LONDON.- The Michael Hoppen Gallery is showing an exhibition of photographs by Lucien Hervé running alongside Constructing Worlds, Photography and Architecture in the Modern Age at the Barbican Centre (25 September 2014 11 January 2015).
The gallery is displaying vintage works together with rare contact sheets that act as a visual sketch book offering a rare insight into how Hervé worked.
Lucien Hervé (b. László Elkán 1910 - 2007) is renowned for taking photographs from multiple vantage points to portray the experience of walking through a building. His characteristic style of cropped frames, plunging or oblique views, and pared-down compositions distinguish his work from that of his contemporaries. He followed the work of avant-garde artists such as Piet Mondrian, László Moholy-Nagy and Alexander Rodchenko, whose stark geometry and abstract forms enabled him to recognise the same compositions within architecture. He collaborated with Le Corbusier for sixteen years who was know to re-draw his plans in response to Hervés photographs. He pronounced him to have the soul of an architect.
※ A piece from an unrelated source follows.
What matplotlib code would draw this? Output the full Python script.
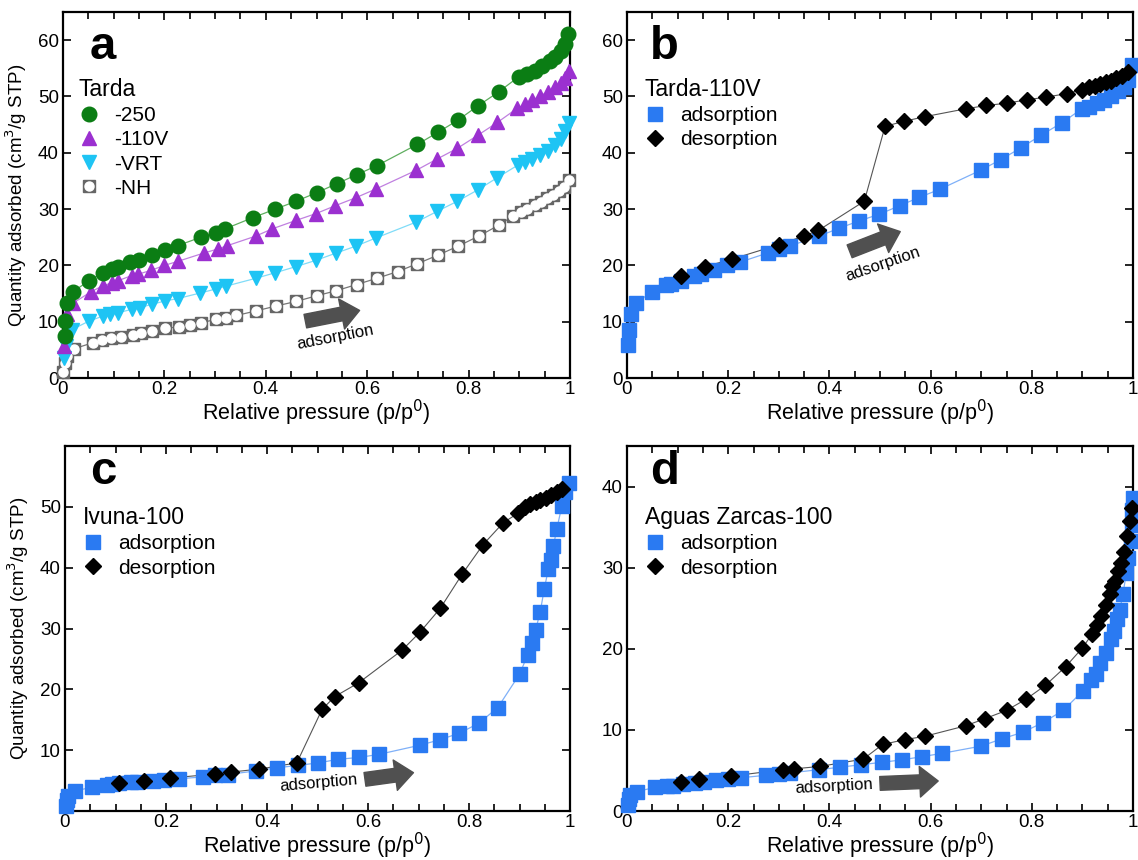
import numpy as np
import matplotlib
matplotlib.use("Agg")
import matplotlib.pyplot as plt
from matplotlib.legend_handler import HandlerTuple
from matplotlib.ticker import MultipleLocator

plt.rcParams["font.family"] = ["Liberation Sans", "DejaVu Sans"]

# ── Panel a: Tarda series (adsorption branch) ─────────────────────
a250_x = [0.004, 0.004, 0.007, 0.02, 0.051, 0.079, 0.097, 0.109, 0.132, 0.149, 0.175, 0.202,
          0.226, 0.272, 0.301, 0.32, 0.375, 0.419, 0.46, 0.50, 0.54, 0.579, 0.619, 0.699,
          0.739, 0.779, 0.818, 0.859, 0.899, 0.915, 0.93, 0.945, 0.96, 0.97, 0.982, 0.99, 0.997]
a250_y = [7.4, 10.1, 13.3, 15.3, 17.3, 18.7, 19.4, 19.8, 20.6, 21.0, 21.9, 22.8,
          23.5, 25.0, 25.8, 26.5, 28.5, 30.0, 31.4, 32.9, 34.5, 36.1, 37.7, 41.5,
          43.6, 45.8, 48.3, 50.8, 53.5, 54.0, 54.6, 55.4, 56.3, 57.0, 58.1, 59.3, 61.1]

a110_x = [0.002, 0.004, 0.007, 0.02, 0.055, 0.079, 0.097, 0.109, 0.136, 0.147, 0.173, 0.2,
          0.226, 0.278, 0.305, 0.324, 0.38, 0.413, 0.46, 0.499, 0.537, 0.577, 0.618, 0.697,
          0.738, 0.778, 0.818, 0.857, 0.896, 0.912, 0.926, 0.941, 0.956, 0.971, 0.982, 0.991, 0.999]
a110_y = [5.7, 8.2, 11.3, 13.3, 15.3, 16.4, 16.9, 17.3, 18.2, 18.4, 19.1, 20.0,
          20.7, 22.2, 22.9, 23.5, 25.2, 26.5, 28.0, 29.2, 30.6, 32.0, 33.6, 36.9,
          38.9, 40.8, 43.1, 45.4, 47.9, 48.6, 49.3, 50.1, 50.8, 51.7, 52.4, 53.3, 54.6]

avrt_x = [0.002, 0.006, 0.018, 0.051, 0.079, 0.092, 0.109, 0.136, 0.151, 0.176, 0.202, 0.226,
          0.271, 0.301, 0.321, 0.38, 0.419, 0.46, 0.499, 0.539, 0.577, 0.618, 0.697, 0.738,
          0.778, 0.818, 0.857, 0.897, 0.912, 0.926, 0.941, 0.956, 0.971, 0.982, 0.991, 0.999]
avrt_y = [3.6, 5.7, 8.6, 10.1, 11.0, 11.3, 11.6, 12.2, 12.5, 13.1, 13.7, 14.1,
          15.1, 15.8, 16.3, 17.7, 18.7, 19.8, 20.9, 22.2, 23.4, 24.9, 27.7, 29.6,
          31.4, 33.4, 35.6, 37.8, 38.3, 38.9, 39.6, 40.3, 41.4, 42.5, 43.8, 45.3]

anh_x = [0.0, 0.004, 0.007, 0.022, 0.06, 0.077, 0.094, 0.114, 0.138, 0.153, 0.176, 0.202,
         0.228, 0.251, 0.272, 0.301, 0.321, 0.342, 0.38, 0.421, 0.46, 0.5, 0.539, 0.579,
         0.619, 0.66, 0.699, 0.739, 0.779, 0.82, 0.859, 0.888, 0.903, 0.915, 0.93, 0.943,
         0.954, 0.967, 0.978, 0.989, 0.999]
anh_y = [1.0, 2.7, 3.9, 5.2, 6.3, 6.7, 7.1, 7.3, 7.7, 8.0, 8.3, 8.8,
         9.1, 9.5, 9.8, 10.4, 10.7, 11.1, 11.9, 12.8, 13.6, 14.6, 15.5, 16.6,
         17.7, 18.9, 20.3, 21.8, 23.4, 25.2, 27.1, 28.8, 29.5, 30.1, 30.7, 31.2,
         31.9, 32.5, 33.2, 34.0, 35.2]

# ── Panel b: Tarda-110V ───────────────────────────────────────────
b_ads_x = [0.001, 0.004, 0.007, 0.018, 0.05, 0.077, 0.087, 0.107, 0.133, 0.146, 0.171, 0.198,
           0.224, 0.278, 0.301, 0.323, 0.38, 0.419, 0.459, 0.499, 0.539, 0.578, 0.618, 0.699,
           0.739, 0.779, 0.818, 0.859, 0.899, 0.913, 0.928, 0.942, 0.957, 0.971, 0.982, 0.991, 0.999]
b_ads_y = [5.9, 8.5, 11.3, 13.4, 15.3, 16.5, 16.7, 17.2, 18.2, 18.5, 19.1, 20.0,
           20.6, 22.2, 22.9, 23.5, 25.2, 26.6, 27.9, 29.1, 30.6, 32.1, 33.5, 36.9,
           38.8, 40.9, 43.1, 45.3, 47.8, 48.2, 48.8, 49.4, 50.0, 50.9, 51.6, 52.9, 55.6]
b_des_x = [0.991, 0.978, 0.967, 0.957, 0.946, 0.935, 0.924, 0.913, 0.899, 0.869, 0.829, 0.79,
           0.75, 0.71, 0.669, 0.588, 0.548, 0.51, 0.469, 0.378, 0.349, 0.301, 0.207, 0.155, 0.107]
b_des_y = [54.4, 53.6, 53.2, 52.8, 52.5, 52.2, 51.9, 51.6, 51.2, 50.5, 49.9, 49.4,
           48.8, 48.4, 47.8, 46.4, 45.6, 44.7, 31.4, 26.2, 25.2, 23.7, 21.1, 19.8, 18.2]

# ── Panel c: Ivuna-100 ────────────────────────────────────────────
c_ads_x = [0.002, 0.004, 0.006, 0.02, 0.053, 0.083, 0.094, 0.107, 0.13, 0.143, 0.174, 0.196,
           0.225, 0.273, 0.298, 0.322, 0.379, 0.42, 0.461, 0.501, 0.541, 0.582, 0.621, 0.702,
           0.742, 0.781, 0.819, 0.857, 0.901, 0.916, 0.925, 0.932, 0.941, 0.949, 0.957, 0.962,
           0.967, 0.974, 0.984, 0.991, 0.999]
c_ads_y = [0.9, 1.8, 2.5, 3.3, 3.9, 4.3, 4.4, 4.6, 4.7, 4.8, 4.9, 5.1,
           5.3, 5.6, 5.9, 6.0, 6.6, 7.1, 7.5, 7.9, 8.5, 8.8, 9.3, 10.8,
           11.7, 12.8, 14.4, 17.0, 22.6, 25.7, 27.6, 29.8, 32.7, 36.5, 39.7, 41.3,
           43.5, 46.4, 50.2, 52.4, 54.0]
c_des_x = [0.985, 0.974, 0.963, 0.952, 0.941, 0.932, 0.921, 0.911, 0.898, 0.868, 0.828, 0.787,
           0.743, 0.703, 0.667, 0.582, 0.534, 0.509, 0.459, 0.385, 0.329, 0.298, 0.207, 0.156, 0.106]
c_des_y = [53.0, 52.4, 51.9, 51.5, 51.2, 50.8, 50.4, 49.9, 49.0, 47.4, 43.8, 39.0,
           33.3, 29.4, 26.4, 21.1, 18.8, 16.7, 7.9, 6.9, 6.4, 6.1, 5.4, 5.0, 4.6]

# ── Panel d: Aguas Zarcas-100 ─────────────────────────────────────
d_ads_x = [0.002, 0.004, 0.006, 0.019, 0.055, 0.08, 0.091, 0.111, 0.135, 0.152, 0.175, 0.2,
           0.225, 0.274, 0.3, 0.322, 0.38, 0.421, 0.462, 0.503, 0.543, 0.583, 0.622, 0.7,
           0.741, 0.782, 0.822, 0.862, 0.901, 0.917, 0.926, 0.935, 0.946, 0.956, 0.963, 0.969,
           0.974, 0.98, 0.987, 0.991, 0.996, 0.998, 0.999, 1.0]
d_ads_y = [0.8, 1.5, 2.0, 2.4, 2.9, 3.1, 3.1, 3.3, 3.5, 3.6, 3.8, 3.9,
           4.1, 4.4, 4.6, 4.7, 5.1, 5.4, 5.7, 6.0, 6.3, 6.7, 7.1, 8.0,
           8.9, 9.7, 10.9, 12.4, 14.8, 16.1, 16.9, 18.2, 19.5, 21.2, 22.2, 23.7,
           24.8, 26.7, 29.4, 31.2, 33.3, 35.3, 37.1, 38.6]
d_des_x = [0.999, 0.994, 0.988, 0.983, 0.976, 0.971, 0.964, 0.958, 0.955, 0.947, 0.937, 0.928,
           0.919, 0.9, 0.867, 0.827, 0.789, 0.75, 0.708, 0.669, 0.588, 0.549, 0.505, 0.467,
           0.382, 0.331, 0.309, 0.206, 0.142, 0.106]
d_des_y = [37.3, 35.7, 33.9, 31.9, 30.6, 29.6, 28.4, 27.8, 26.8, 25.4, 24.1, 22.9,
           21.8, 20.1, 17.8, 15.5, 13.8, 12.4, 11.4, 10.5, 9.2, 8.8, 8.2, 6.4,
           5.5, 5.2, 5.1, 4.3, 3.9, 3.6]

BLUE = "#2a7af2"
BLUE_LINE = "#7fb0f8"
GREEN = "#0b7d14"
PURPLE = "#9b30d0"
CYAN = "#1ec4f4"
ARROW = "#505050"

XLABEL = "Relative pressure (p/p$^0$)"
YLABEL = "Quantity adsorbed (cm$^3$/g STP)"

fig = plt.figure(figsize=(11.38, 8.6), dpi=100)
W, H = 1138, 860


def add_ax(l, r, t, b):
    return fig.add_axes([l / W, 1 - b / H, (r - l) / W, (b - t) / H])


def style_ax(ax, ylim, yticks):
    ax.set_xlim(0, 1)
    ax.set_ylim(*ylim)
    ax.set_xticks([0, 0.2, 0.4, 0.6, 0.8, 1.0])
    ax.set_xticklabels(["0", "0.2", "0.4", "0.6", "0.8", "1"])
    ax.xaxis.set_minor_locator(MultipleLocator(0.05))
    ax.set_yticks(yticks)
    ax.tick_params(which="both", direction="in", top=True, right=True,
                   labelsize=13.5, width=1.2, pad=3)
    ax.tick_params(axis="x", pad=2)
    ax.tick_params(which="major", length=6)
    ax.tick_params(which="minor", length=5)
    for s in ax.spines.values():
        s.set_linewidth(1.6)
    ax.set_xlabel(XLABEL, fontsize=15.5, labelpad=0)


def iso_panel(ax, ads_x, ads_y, des_x, des_y):
    ax.plot(ads_x, ads_y, "-", color=BLUE_LINE, lw=0.9, zorder=2)
    ax.plot(des_x, des_y, "-", color="#555555", lw=0.8, zorder=2)
    h1, = ax.plot(ads_x, ads_y, "s", color=BLUE, ms=9.5, mec=BLUE, ls="none",
                  zorder=3, clip_on=False)
    h2, = ax.plot(des_x, des_y, "D", color="black", ms=8, ls="none",
                  zorder=4, clip_on=False)
    return h1, h2


def add_legend(ax, handles, labels, title, anchor, **kw):
    leg = ax.legend(handles, labels, title=title, loc="upper left",
                    bbox_to_anchor=anchor, frameon=False, fontsize=15,
                    title_fontsize=16.5, alignment="left", handlelength=1.0,
                    handletextpad=0.7, labelspacing=0.25, borderpad=0,
                    borderaxespad=0, **kw)
    return leg


def arrow(ax, start, end, text, tpos, rot):
    ax.annotate("", xy=end, xytext=start,
                arrowprops=dict(arrowstyle="simple,head_length=0.6,head_width=1.0,tail_width=0.45",
                                color=ARROW, mutation_scale=22, shrinkA=0, shrinkB=0))
    ax.text(tpos[0], tpos[1], text, rotation=rot, fontsize=12, ha="center",
            va="center", rotation_mode="anchor")


# ── Panel a ───────────────────────────────────────────────────────
ax = add_ax(63, 570, 12, 378)
style_ax(ax, (0, 65), [0, 10, 20, 30, 40, 50, 60])
ax.plot(a250_x, a250_y, "-", color="#5fae5f", lw=0.9, zorder=2)
ax.plot(a110_x, a110_y, "-", color="#c080e0", lw=0.9, zorder=2)
ax.plot(avrt_x, avrt_y, "-", color="#80dcf8", lw=0.9, zorder=2)
ax.plot(anh_x, anh_y, "-", color="#777777", lw=0.9, zorder=2)
h_nh1, = ax.plot(anh_x, anh_y, "s", color="#666666", ms=9, ls="none", zorder=3, clip_on=False)
h_nh2, = ax.plot(anh_x, anh_y, "o", color="white", ms=6.5, ls="none", zorder=3.1, clip_on=False)
h_vrt, = ax.plot(avrt_x, avrt_y, "v", color=CYAN, ms=10.5, ls="none", zorder=4, clip_on=False)
h_110, = ax.plot(a110_x, a110_y, "^", color=PURPLE, ms=10.5, ls="none", zorder=5, clip_on=False)
h_250, = ax.plot(a250_x, a250_y, "o", color=GREEN, ms=10.5, ls="none", zorder=6, clip_on=False)
ax.set_ylabel(YLABEL, fontsize=13.5, labelpad=6)
ax.text(0.052, 0.905, "a", transform=ax.transAxes, fontsize=34, fontweight="bold",
        va="center", ha="left")
add_legend(ax, [h_250, h_110, h_vrt, (h_nh1, h_nh2)], ["-250", "-110V", "-VRT", "-NH"],
           "Tarda", (0.03, 0.82), handler_map={tuple: HandlerTuple(ndivide=1, pad=0)})
arrow(ax, (0.478, 10.1), (0.585, 12.0), "adsorption", (0.537, 7.2), 11)

# ── Panel b ───────────────────────────────────────────────────────
ax = add_ax(627, 1133, 12, 378)
style_ax(ax, (0, 65), [0, 10, 20, 30, 40, 50, 60])
hb = iso_panel(ax, b_ads_x, b_ads_y, b_des_x, b_des_y)
ax.text(0.045, 0.905, "b", transform=ax.transAxes, fontsize=34, fontweight="bold",
        va="center", ha="left")
add_legend(ax, hb, ["adsorption", "desorption"], "Tarda-110V", (0.035, 0.82))
arrow(ax, (0.44, 22.5), (0.54, 26.0), "adsorption", (0.505, 20.2), 19)

# ── Panel c ───────────────────────────────────────────────────────
ax = add_ax(65, 570, 446, 811)
style_ax(ax, (0, 60), [10, 20, 30, 40, 50])
hc = iso_panel(ax, c_ads_x, c_ads_y, c_des_x, c_des_y)
ax.set_ylabel(YLABEL, fontsize=13.5, labelpad=6)
ax.text(0.05, 0.93, "c", transform=ax.transAxes, fontsize=34, fontweight="bold",
        va="center", ha="left")
add_legend(ax, hc, ["adsorption", "desorption"], "Ivuna-100", (0.035, 0.835))
arrow(ax, (0.594, 5.2), (0.69, 6.3), "adsorption", (0.503, 4.6), 5)

# ── Panel d ───────────────────────────────────────────────────────
ax = add_ax(627, 1133, 446, 811)
style_ax(ax, (0, 45), [0, 10, 20, 30, 40])
hd = iso_panel(ax, d_ads_x, d_ads_y, d_des_x, d_des_y)
ax.text(0.045, 0.93, "d", transform=ax.transAxes, fontsize=34, fontweight="bold",
        va="center", ha="left")
add_legend(ax, hd, ["adsorption", "desorption"], "Aguas Zarcas-100", (0.035, 0.835))
arrow(ax, (0.5, 3.4), (0.615, 3.7), "adsorption", (0.408, 3.0), 3)

fig.savefig("out.png", dpi=100)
Lucien Hervés work is in public and private collections worldwide. Including the Getty Institute, Los Angeles, MoMA, New York, the Centre Pompidou, Paris and The Victoria and Albert Museum in London.
The Michael Hoppen Gallery was founded in 1992 at 3 Jubilee Place in the heart of Chelsea, London. We house one of Europe's largest collections of photography from the 19th century to the present day and represent many of the worlds leading photographic artists and estates.